Denmark's Social Democrats concluded it was impossible to preserve both the Danish welfare provisions and to support large numbers of refugees

"We must reduce the number of those who come, to protect our welfare state, the wonderful benefits we have built through generations," said Marina Christensen, 39, a civil servant in Copenhagen who voted for the Social Democrats.

Another party supporter, Casper K. Prien, said he wants controls on migration but opposes the anti-Muslim rhetoric of the anti-migrant Danish People's Party.

"The Social Democrats want to remain tough on immigration but with a human face," the 67-year-old retiree said.

But others see an erosion of humanitarian values.

The Social Democrats supported the so-called "jewelry law" of 2016 that allowed Danish authorities to seize jewelry and other assets of refugees to help finance their housing and other services. The law was denounced by human rights groups, though in practice it has been implemented only a handful of times.

They also voted last year to put rejected asylum-seekers and foreigners convicted of crimes on a tiny island that formerly housed facilities for researching contagious animal diseases.

However, this week's four-party agreement that paved the way for Frederiksen to become Denmark's youngest prime minister included dropping the plan for the island of Lindholm.

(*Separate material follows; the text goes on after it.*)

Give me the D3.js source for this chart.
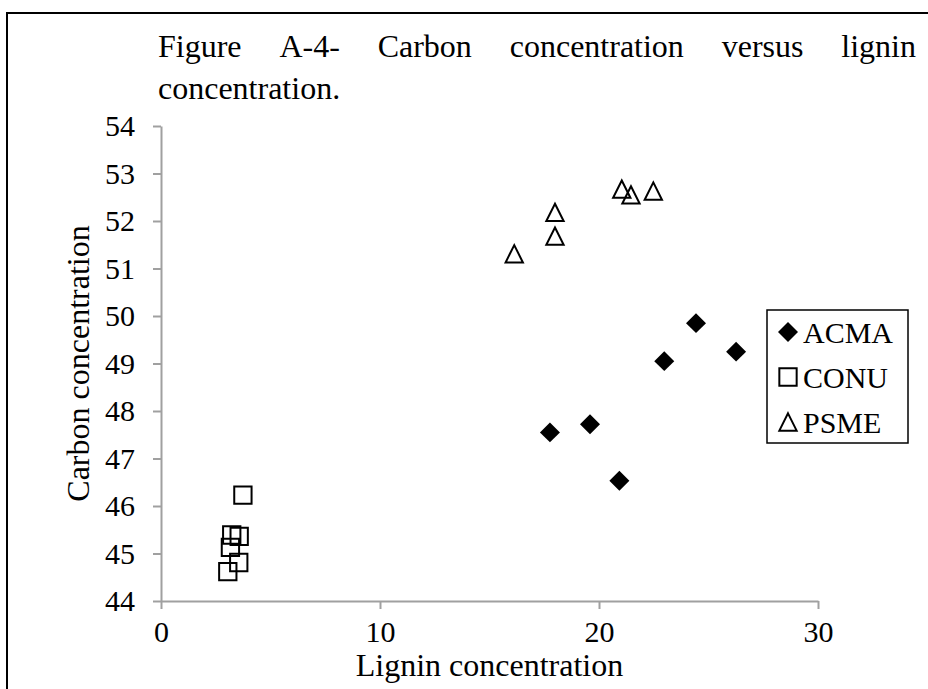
<!DOCTYPE html>
<html>
<head>
<meta charset="utf-8">
<script src="https://cdn.jsdelivr.net/npm/d3@7"></script>
<style>
    body { margin: 0; background: #fff; }
    svg { display: block; }
    text { font-family: "Liberation Serif", "Times New Roman", serif; fill: #000; }
</style>
</head>
<body>
<div id="chart"></div>
<script>
// values
let acma_x = [17.76, 19.59, 20.93, 22.98, 24.43, 26.26];
let acma_y = [47.55, 47.72, 46.53, 49.05, 49.85, 49.25];
let conu_x = [3.74, 3.23, 3.57, 3.17, 3.55, 3.05];
let conu_y = [46.23, 45.39, 45.36, 45.13, 44.81, 44.62];
let psme_x = [16.13, 17.99, 17.99, 21.04, 21.46, 22.48];
let psme_y = [51.31, 52.18, 51.68, 52.67, 52.55, 52.63];

let x_ticks = [0, 10, 20, 30];
let y_ticks = [44, 45, 46, 47, 48, 49, 50, 51, 52, 53, 54];
let series_names = ["ACMA", "CONU", "PSME"];
let title_lines = ["Figure A-4- Carbon concentration versus lignin", "concentration."];

let width = 928, height = 689;
let margin = {top: 126, right: 110, bottom: 88, left: 161};

let svg = d3.select("#chart").append("svg")
    .attr("width", width)
    .attr("height", height);

// frame of the figure (runs off the right and bottom edges)
svg.append("rect")
    .attr("x", 7).attr("y", 13)
    .attr("width", 940).attr("height", 700)
    .style("fill", "none")
    .style("stroke", "#000")
    .style("stroke-width", 2);

// title, justified on the first line
function JustifyLine(text, y, x0, x1, justify) {
    let words = text.split(" ");
    let g = svg.append("g");
    let nodes = words.map(function (w) {
        return g.append("text").attr("y", y).style("font-size", "32px").text(w);
    });
    let widths = nodes.map(function (n) { return n.node().getComputedTextLength(); });
    let total = d3.sum(widths);
    let gap = justify && words.length > 1 ? (x1 - x0 - total) / (words.length - 1) : 8;
    let x = x0;
    nodes.forEach(function (n, i) {
        n.attr("x", x);
        x += widths[i] + gap;
    });
}
JustifyLine(title_lines[0], 57, 158, 916, true);
JustifyLine(title_lines[1], 99, 158, 916, false);

let xScale = d3.scaleLinear().domain([0, 30]).range([margin.left, width - margin.right]);
let yScale = d3.scaleLinear().domain([44, 54]).range([height - margin.bottom, margin.top]);

let axis_color = "#a0a0a0";

let xAxis = svg.append("g")
    .attr("transform", "translate(0," + yScale(44) + ")")
    .call(d3.axisBottom(xScale).tickValues(x_ticks).tickSize(8).tickSizeOuter(0).tickPadding(12));
let yAxis = svg.append("g")
    .attr("transform", "translate(" + xScale(0) + ",0)")
    .call(d3.axisLeft(yScale).tickValues(y_ticks).tickSize(8).tickSizeOuter(0).tickPadding(18));

[xAxis, yAxis].forEach(function (a) {
    a.select(".domain").style("stroke", axis_color).style("stroke-width", 2);
    a.selectAll(".tick line").style("stroke", axis_color).style("stroke-width", 2);
    a.selectAll(".tick text")
        .style("font-family", "'Liberation Serif', 'Times New Roman', serif")
        .style("font-size", "30px")
        .style("fill", "#000");
});

svg.append("text")
    .attr("x", (xScale(0) + xScale(30)) / 2)
    .attr("y", 676)
    .attr("text-anchor", "middle")
    .style("font-size", "32px")
    .text("Lignin concentration");

svg.append("text")
    .attr("transform", "translate(89," + (yScale(44) + yScale(54)) / 2 + ") rotate(-90)")
    .attr("text-anchor", "middle")
    .style("font-size", "32px")
    .text("Carbon concentration");

// markers: diamond, square and a triangle centred in its box
let triangleBox = {
    draw: function (context, size) {
        let s = Math.sqrt(size) / 2;
        context.moveTo(0, -s);
        context.lineTo(s, s);
        context.lineTo(-s, s);
        context.closePath();
    }
};
let markers = {
    ACMA: {type: d3.symbolSquare, size: 200, rotate: 45, fill: "#000", stroke: "none"},
    CONU: {type: d3.symbolSquare, size: 300, rotate: 0, fill: "none", stroke: "#000"},
    PSME: {type: triangleBox, size: 300, rotate: 0, fill: "none", stroke: "#000"}
};

function DrawSeries(name, xs, ys) {
    let m = markers[name];
    let data = xs.map(function (d, i) { return {x: d, y: ys[i]}; });
    svg.append("g").selectAll("path")
        .data(data)
        .enter().append("path")
        .attr("d", d3.symbol().type(m.type).size(m.size))
        .attr("transform", function (d) {
            return "translate(" + xScale(d.x) + "," + yScale(d.y) + ") rotate(" + m.rotate + ")";
        })
        .style("fill", m.fill)
        .style("stroke", m.stroke)
        .style("stroke-width", 2);
}
DrawSeries("PSME", psme_x, psme_y);
DrawSeries("CONU", conu_x, conu_y);
DrawSeries("ACMA", acma_x, acma_y);

// legend
let legend = svg.append("g").attr("transform", "translate(767,310)");
legend.append("rect")
    .attr("width", 141).attr("height", 133)
    .style("fill", "#fff")
    .style("stroke", "#000")
    .style("stroke-width", 1.5);
series_names.forEach(function (name, i) {
    let m = markers[name];
    let cy = 22 + i * 45;
    legend.append("path")
        .attr("d", d3.symbol().type(m.type).size(m.size))
        .attr("transform", "translate(21," + cy + ") rotate(" + m.rotate + ")")
        .style("fill", m.fill)
        .style("stroke", m.stroke)
        .style("stroke-width", 2);
    legend.append("text")
        .attr("x", 36)
        .attr("y", cy + 11)
        .style("font-size", "30px")
        .text(name);
});
</script>
</body>
</html>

Some commentators are dismayed by the anti-migrant turns of progressive parties, believing that it normalizes the heartless treatment of people fleeing war.

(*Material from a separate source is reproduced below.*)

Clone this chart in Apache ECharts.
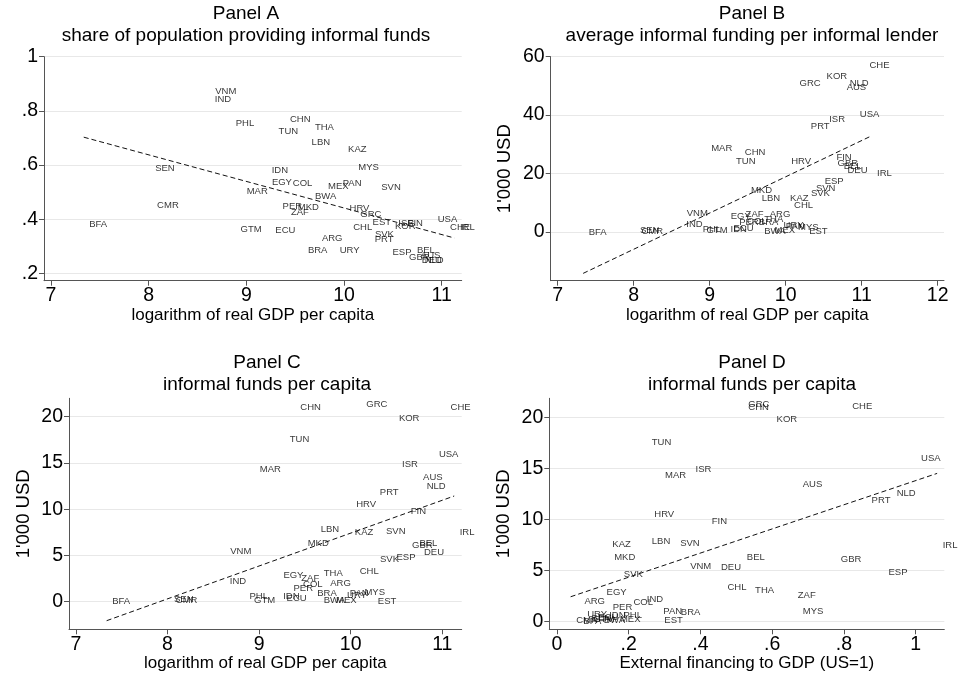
<!DOCTYPE html>
<html>
<head>
<meta charset="utf-8">
<script src="https://cdn.jsdelivr.net/npm/echarts@6/dist/echarts.min.js"></script>
<style>
  html, body { margin: 0; padding: 0; background: #fff; }
  #chart { width: 958px; height: 677px; }
</style>
</head>
<body>
<div id="chart"></div>
<script>
// country codes, same order in every array below
const countries = ['BFA','SEN','CMR','VNM','IND','PHL','GTM','MAR','IDN','EGY','ECU','TUN','PER','ZAF','CHN','COL',
  'MKD','BRA','LBN','THA','BWA','ARG','MEX','URY','PAN','KAZ','HRV','CHL','GRC','MYS','EST','SVK','PRT','SVN','ESP',
  'KOR','ISR','FIN','GBR','BEL','DEU','AUS','NLD','USA','CHE','IRL'];

// logarithm of real GDP per capita (x of panels A-C)
const lgdp = [7.335, 8.01, 8.03, 8.625, 8.62, 8.835, 8.885, 8.947, 9.203, 9.205, 9.24, 9.274, 9.315, 9.40, 9.39, 9.42,
  9.47, 9.574, 9.612, 9.646, 9.646, 9.717, 9.78, 9.90, 9.93, 9.985, 10.0, 10.038, 10.11, 10.09, 10.236, 10.26, 10.258, 10.325, 10.44,
  10.466, 10.50, 10.595, 10.61, 10.69, 10.74, 10.73, 10.77, 10.903, 11.03, 11.13];

// panel A: share of population providing informal funds
const shareLenders = [.383, .588, .450, .871, .844, .754, .364, .502, .579, .535, .358, .723, .446, .426, .770, .533,
  .443, .284, .683, .738, .483, .328, .520, .287, .533, .658, .441, .369, .418, .592, .389, .346, .327, .518, .278,
  .375, .386, .385, .260, .284, .250, .268, .250, .400, .369, .369];

// panel B: average informal funding per informal lender, 1'000 USD
const avgFunding = [0.0, 0.5, 0.3, 6.2, 2.6, 0.8, 0.6, 28.5, 1.0, 5.2, 1.1, 24.2, 3.1, 5.9, 27.1, 3.5,
  14.2, 3.1, 11.4, 4.2, 0.2, 5.9, 0.4, 2.3, 1.8, 11.4, 24.0, 9.0, 50.8, 1.7, 0.2, 13.3, 36.3, 15.0, 17.3,
  53.2, 38.5, 25.5, 23.5, 22.3, 21.1, 49.6, 50.9, 40.1, 56.9, 20.1];

// panels C and D: informal funds per capita, 1'000 USD
const fundsPerCap = [0.0, 0.3, 0.1, 5.4, 2.2, 0.55, 0.2, 14.3, 0.6, 2.8, 0.4, 17.5, 1.4, 2.5, 21.0, 1.87,
  6.3, 0.87, 7.8, 3.05, 0.1, 1.95, 0.2, 0.65, 0.95, 7.5, 10.5, 3.3, 21.3, 1.0, 0.08, 4.6, 11.85, 7.65, 4.8,
  19.8, 14.9, 9.75, 6.1, 6.3, 5.3, 13.4, 12.5, 15.95, 21.05, 7.47];

// panel D x: external financing to GDP (US=1)
const extFinance = [0.058, 0.081, 0.038, 0.356, 0.235, 0.17, 0.086, 0.286, 0.13, 0.123, 0.10, 0.249, 0.140, 0.656, 0.518, 0.198,
  0.144, 0.33, 0.249, 0.537, 0.115, 0.061, 0.16, 0.069, 0.281, 0.139, 0.256, 0.46, 0.518, 0.67, 0.284, 0.171, 0.862, 0.328, 0.909,
  0.597, 0.371, 0.416, 0.776, 0.514, 0.442, 0.67, 0.932, 1.0, 0.808, 1.06];

// fitted lines (end points)
const fitA = [[7.335, 0.703], [11.13, 0.331]];
const fitB = [[7.335, -14.2], [11.13, 32.9]];
const fitC = [[7.335, -2.05], [11.13, 11.43]];
const fitD = [[0.038, 2.41], [1.06, 14.5]];

const gdpTicks = [7, 8, 9, 10, 11];
const gdpTicksB = [7, 8, 9, 10, 11, 12];
const shareTicks = [0.2, 0.4, 0.6, 0.8, 1];
const avgTicks = [0, 20, 40, 60];
const capTicks = [0, 5, 10, 15, 20];
const extTicks = [0, 0.2, 0.4, 0.6, 0.8, 1];

const FONT = 'Liberation Sans, Arial, Helvetica, sans-serif';
const AXIS_COL = '#555';

function dotless(v) {
  let s = String(Math.round(v * 100) / 100);
  return s.replace(/^0\./, '.');
}

function makeX(idx, min, max, ticks, name, fmt) {
  return {
    gridIndex: idx, type: 'value', min: min, max: max,
    name: name, nameLocation: 'middle', nameGap: 26,
    nameTextStyle: { fontSize: 17, color: '#000', fontFamily: FONT },
    axisLine: { onZero: false, lineStyle: { color: AXIS_COL, width: 1 } },
    axisTick: { length: 5, customValues: ticks, lineStyle: { color: AXIS_COL } },
    axisLabel: { customValues: ticks, fontSize: 19.5, color: '#000', fontFamily: FONT, margin: 5,
      formatter: fmt || (v => String(v)) },
    splitLine: { show: false }
  };
}

function makeY(idx, min, max, ticks, name, fmt) {
  return {
    gridIndex: idx, type: 'value', min: min, max: max,
    name: name, nameLocation: 'middle', nameGap: 36,
    nameTextStyle: { fontSize: 18.5, color: '#000', fontFamily: FONT },
    axisLine: { onZero: false, lineStyle: { color: AXIS_COL, width: 1 } },
    axisTick: { length: 5, customValues: ticks, lineStyle: { color: AXIS_COL } },
    axisLabel: { customValues: ticks, fontSize: 19.5, color: '#000', fontFamily: FONT, margin: 6,
      formatter: fmt || (v => String(v)) },
    splitLine: { show: true, lineStyle: { color: '#e8e8e8', width: 1 } }
  };
}

function labels(idx, xs, ys) {
  return {
    type: 'scatter', xAxisIndex: idx, yAxisIndex: idx, silent: true,
    symbolSize: 1, itemStyle: { color: 'rgba(0,0,0,0)' },
    label: { show: true, position: 'right', distance: 5, fontSize: 9.5, color: '#000',
      fontFamily: FONT, formatter: p => p.data[2] },
    data: countries.map((c, i) => [xs[i], ys[i], c])
  };
}

function fitLine(idx, pts) {
  return {
    type: 'line', xAxisIndex: idx, yAxisIndex: idx, silent: true, symbol: 'none',
    lineStyle: { color: '#111', width: 1, type: [5, 3] }, data: pts
  };
}

function panelTitle(x, y, head, sub) {
  return {
    text: head + '\n' + sub, left: x, top: y, textAlign: 'center',
    textStyle: { fontSize: 19, fontWeight: 'normal', color: '#000', fontFamily: FONT, lineHeight: 22 }
  };
}

let chart = echarts.init(document.getElementById('chart'));
let option = {
  animation: false,
  backgroundColor: '#fff',
  title: [
    panelTitle(241, -2, 'Panel A', 'share of population providing informal funds'),
    panelTitle(747, -2, 'Panel B', 'average informal funding per informal lender'),
    panelTitle(262, 347, 'Panel C', 'informal funds per capita'),
    panelTitle(747, 347, 'Panel D', 'informal funds per capita')
  ],
  grid: [
    { left: 44, top: 56.7, width: 417.7, height: 224 },
    { left: 550.7, top: 56.7, width: 393.3, height: 224 },
    { left: 69, top: 398.3, width: 392.7, height: 231 },
    { left: 549.3, top: 398.3, width: 395, height: 231 }
  ],
  xAxis: [
    makeX(0, 6.928, 11.205, gdpTicks, 'logarithm of real GDP per capita'),
    makeX(1, 6.908, 12.083, gdpTicksB, 'logarithm of real GDP per capita'),
    makeX(2, 6.924, 11.212, gdpTicks, 'logarithm of real GDP per capita'),
    makeX(3, -0.0215, 1.080, extTicks, 'External financing to GDP (US=1)', dotless)
  ],
  yAxis: [
    makeY(0, 0.1734, 1.0, shareTicks, '', dotless),
    makeY(1, -16.71, 60, avgTicks, "1'000 USD"),
    makeY(2, -2.98, 21.99, capTicks, "1'000 USD"),
    makeY(3, -0.78, 21.86, capTicks, "1'000 USD")
  ],
  series: [
    fitLine(0, fitA), labels(0, lgdp, shareLenders),
    fitLine(1, fitB), labels(1, lgdp, avgFunding),
    fitLine(2, fitC), labels(2, lgdp, fundsPerCap),
    fitLine(3, fitD), labels(3, extFinance, fundsPerCap)
  ]
};
option && chart.setOption(option);
</script>
</body>
</html>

Germany's Die Welt newspaper wrote that the German Social Democrats could only dream of the result their Danish brethren got in the June election but called the embrace of right-wing immigration views "a dangerous turn."

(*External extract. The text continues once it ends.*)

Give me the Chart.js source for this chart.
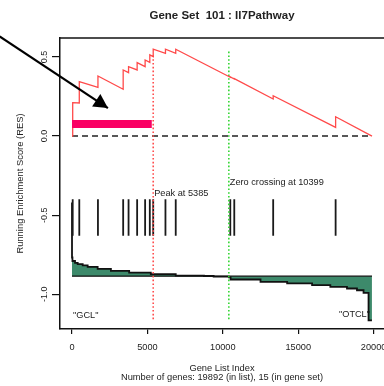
<!DOCTYPE html>
<html>
<head>
<meta charset="utf-8">
<script src="https://cdn.jsdelivr.net/npm/chart.js@4"></script>
<style>
  body { margin: 0; background: #fff; }
  canvas { display: block; }
</style>
</head>
<body>
<canvas id="gsea" width="384" height="386"></canvas>
<script>
const chartTitle = 'Gene Set  101 : Il7Pathway';
const xTitle = ['Gene List Index', 'Number of genes: 19892 (in list), 15 (in gene set)'];
const yTitle = 'Running Enrichment Score (RES)';

const nGenes = 19892;
const xRange = [-796, 20688];
const yRange = [-1.22, 0.62];
const xTicks = [0, 5000, 10000, 15000, 20000];
const yTicks = [-1.0, -0.5, 0.0, 0.5];

// where the 15 gene set members sit in the ranked list
const hitIndex = [46, 483, 1720, 3393, 3750, 4319, 4848, 5159, 5385, 6197, 6878, 10496, 10760, 13340, 17480];
// running enrichment score just before / just after each hit
const esBefore = [0, 0.209, 0.308, 0.296, 0.401, 0.418, 0.439, 0.466, 0.502, 0.523, 0.523, 0.372, 0.361, 0.234, 0.055];
const esAfter  = [0.211, 0.344, 0.380, 0.418, 0.439, 0.464, 0.481, 0.513, 0.549, 0.549, 0.549, 0.374, 0.363, 0.255, 0.122];

// barcode span
const hitTop = -0.40;
const hitBottom = -0.63;

// ranked list metric, drawn offset under the barcode (stepped)
const metricIndex = [0, 30, 200, 377, 708, 1038, 1700, 2579, 3790, 5225, 6878, 8750, 9392, 10399, 10516, 12500, 14266, 15919, 17130, 18234, 18896, 19332, 19663, 19887];
const metricValue = [-0.42, -0.768, -0.790, -0.802, -0.810, -0.818, -0.827, -0.840, -0.853, -0.863, -0.873, -0.882, -0.885, -0.889, -0.894, -0.907, -0.922, -0.932, -0.943, -0.954, -0.964, -0.975, -0.992, -1.165];
const metricZero = -0.886;

const peakIndex = 5385;
const zeroCross = 10399;
const peakLine = [0.51, -1.165];
const zeroLine = [0.534, -1.165];

// leading edge bar and the arrow pointing at it
const leadingEdge = [0, 5290];
const leadingY = 0.077;
const arrowFrom = [-4800, 0.63];
const arrowTo = [2381, 0.177];

const noteText = ['Peak at 5385', 'Zero crossing at 10399', '"GCL"', '"OTCL"'];
const noteX = [peakIndex, zeroCross, 0, nGenes];
const noteY = [-0.363, -0.296, -1.133, -1.13];
const noteAlign = ['left', 'left', 'left', 'right'];

const FONT = '"Liberation Sans", Arial, Helvetica, sans-serif';

// build point lists
const esPoints = [{x: 0, y: 0}];
hitIndex.forEach((h, i) => {
    esPoints.push({x: h, y: esBefore[i]});
    esPoints.push({x: h, y: esAfter[i]});
});
esPoints.push({x: nGenes, y: 0});

const hitPoints = [];
for (let h of hitIndex) {
    hitPoints.push({x: h, y: hitTop});
    hitPoints.push({x: h, y: hitBottom});
    hitPoints.push({x: h, y: null});
}

const metricPoints = metricIndex.map((m, i) => ({x: m, y: metricValue[i]}));

const frameAndNotes = {
    id: 'frameAndNotes',
    afterDraw(chart) {
        const {ctx, chartArea: a, scales: {x, y}} = chart;
        ctx.save();
        // top edge of the box (left/bottom come from the axes, right is off canvas)
        ctx.strokeStyle = '#111';
        ctx.lineWidth = 1.5;
        ctx.beginPath();
        ctx.moveTo(a.left, a.top);
        ctx.lineTo(a.right, a.top);
        ctx.stroke();

        ctx.fillStyle = '#222';
        ctx.font = '9.2px ' + FONT;
        ctx.textBaseline = 'middle';
        noteText.forEach((t, i) => {
            ctx.textAlign = noteAlign[i];
            const dx = noteAlign[i] == 'left' ? 1 : -2;
            ctx.fillText(t, x.getPixelForValue(noteX[i]) + dx, y.getPixelForValue(noteY[i]));
        });

        // arrow head
        const tx = x.getPixelForValue(arrowTo[0]);
        const ty = y.getPixelForValue(arrowTo[1]);
        const fx = x.getPixelForValue(arrowFrom[0]);
        const fy = y.getPixelForValue(arrowFrom[1]);
        ctx.translate(tx, ty);
        ctx.rotate(Math.atan2(ty - fy, tx - fx));
        ctx.fillStyle = '#000';
        ctx.beginPath();
        ctx.moveTo(0, 0);
        ctx.lineTo(-14, -7.5);
        ctx.lineTo(-14, 7.5);
        ctx.closePath();
        ctx.fill();
        ctx.restore();
    }
};

function flatLine(points, color, width, dash) {
    return {
        data: points,
        borderColor: color,
        borderWidth: width,
        borderDash: dash || [],
        borderCapStyle: 'butt',
        pointRadius: 0,
        fill: false,
        tension: 0
    };
}

new Chart(document.getElementById('gsea'), {
    type: 'line',
    data: {
        datasets: [
            Object.assign(flatLine([{x: arrowFrom[0], y: arrowFrom[1]}, {x: arrowTo[0], y: arrowTo[1]}], '#000', 2.2), {clip: false}),
            flatLine([{x: leadingEdge[0], y: leadingY}, {x: leadingEdge[1], y: leadingY}], '#fa0064', 8),
            flatLine(esPoints, '#ff4a4a', 1.3),
            flatLine([{x: peakIndex, y: peakLine[0]}, {x: peakIndex, y: peakLine[1]}], '#ff4d4d', 1.6, [1.6, 2.2]),
            flatLine([{x: zeroCross, y: zeroLine[0]}, {x: zeroCross, y: zeroLine[1]}], '#33d633', 1.6, [1.6, 2.2]),
            flatLine(hitPoints, '#1a1a1a', 1.8),
            flatLine([{x: 0, y: 0}, {x: nGenes, y: 0}], '#222', 1.5, [6, 4]),
            flatLine([{x: 0, y: metricZero}, {x: nGenes, y: metricZero}], '#111', 1.2),
            Object.assign(flatLine(metricPoints, '#111', 1.8), {
                stepped: 'after',
                fill: {value: metricZero},
                backgroundColor: '#3d8a6b'
            })
        ]
    },
    options: {
        responsive: false,
        animation: false,
        spanGaps: false,
        layout: {padding: 0},
        plugins: {
            legend: {display: false},
            tooltip: {enabled: false},
            title: {
                display: true,
                text: chartTitle,
                fullSize: false,
                color: '#222',
                font: {family: FONT, size: 11.5, weight: 'bold', lineHeight: 1.2},
                padding: {top: 9, bottom: 15.2}
            }
        },
        scales: {
            x: {
                type: 'linear',
                min: xRange[0],
                max: xRange[1],
                afterBuildTicks: s => { s.ticks = xTicks.map(v => ({value: v})); },
                afterFit: s => { s.height = 57; s.paddingLeft = 0; s.paddingRight = 0; },
                ticks: {
                    callback: v => String(v),
                    color: '#222',
                    font: {family: FONT, size: 9.2},
                    padding: 8,
                    maxRotation: 0,
                    autoSkip: false
                },
                grid: {display: true, drawOnChartArea: false, drawTicks: true, tickLength: 5, color: '#111', lineWidth: 1.2},
                border: {display: true, color: '#111', width: 1.5},
                title: {
                    display: true,
                    text: xTitle,
                    color: '#222',
                    font: {family: FONT, size: 9.3, lineHeight: 1.0},
                    padding: {top: 0, bottom: 3.5}
                }
            },
            y: {
                type: 'linear',
                min: yRange[0],
                max: yRange[1],
                afterBuildTicks: s => { s.ticks = yTicks.map(v => ({value: v})); },
                afterFit: s => { s.width = 60; s.paddingTop = 0; s.paddingBottom = 0; },
                ticks: {
                    callback: v => v.toFixed(1),
                    color: '#222',
                    font: {family: FONT, size: 9},
                    padding: 0,
                    minRotation: 90,
                    maxRotation: 90,
                    crossAlign: 'center',
                    autoSkip: false
                },
                grid: {display: true, drawOnChartArea: false, drawTicks: true, tickLength: 8, color: '#111', lineWidth: 1.2},
                border: {display: true, color: '#111', width: 1.5},
                title: {
                    display: true,
                    text: yTitle,
                    color: '#222',
                    font: {family: FONT, size: 9.4, lineHeight: 1.2},
                    padding: {top: 15, bottom: 0}
                }
            }
        }
    },
    plugins: [frameAndNotes]
});
</script>
</body>
</html>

Stefan Lehne, a political expert with the Carnegie Europe think tank, believes the circumstances across the European Union's 28 nations are so different in each place that one cannot conclude that Denmark's center-left Social Democrats have found a universal key to survival.

Lehne notes that some parties in Europe with relatively liberal positions on migration have actually been winning elections as the influx of migrants has slowed significantly in the last few years and climate change becomes the key issue of the day, among them Prime Minister Pedro Sánchez's Socialists in Spain. Meanwhile, some right-wing parties have done poorly recently despite their tough anti-immigrant platforms, including the conservative Christian Social Union in the German state of Bavaria.

Yet even with its stricter stance against migrants, Denmark's Social Democrats actually only gained one seat in the 179-seat parliament compared to the 2015 election.

In Sweden, which neighbors Denmark, the Social Democrats also won power last year after shifting to the right amid a surge in support for a populist anti-immigrant party.

David Crouch, author of the upcoming book "Almost Perfekt: How Sweden Works and What We Can Learn From It," says both the center-right and the center-left in Sweden are using tougher language on crime as migration into the country has slowed.

Social Democratic Prime Minister Stefan Lofven threatened to deploy the Swedish army to end a wave of gang violence and party leaders now say it was a mistake for Sweden to take tens of thousands of migrants in 2015. There have also been high-profile cases of children being threatened with separation from migrant parents or business people threatened with deportation.

"The Social Democrats have been keen to send a message that Sweden is not an easy place to receive asylum," Crouch said, adding that in both Sweden and Denmark, anti-migrant parties might not win elections "but their politics live on in the shape of the Social Democrats."

Still, the latest political solution from Scandinavia may not translate well across the Atlantic.

In the United States, as parties gear up for the 2020 election, some have suggested the Democrats should take a harder line on immigration to steal away votes from the Republican Party and President Donald Trump, whose tough talk about halting immigration and building a border wall with Mexico energizes his right-wing populist base.

But Lehne says Latinos and other minorities who traditionally support Democratic candidates in the U.S. would see that as xenophobic.

"It would be suicidal for them to be anti-migration," Lehne said. "It's out of the question."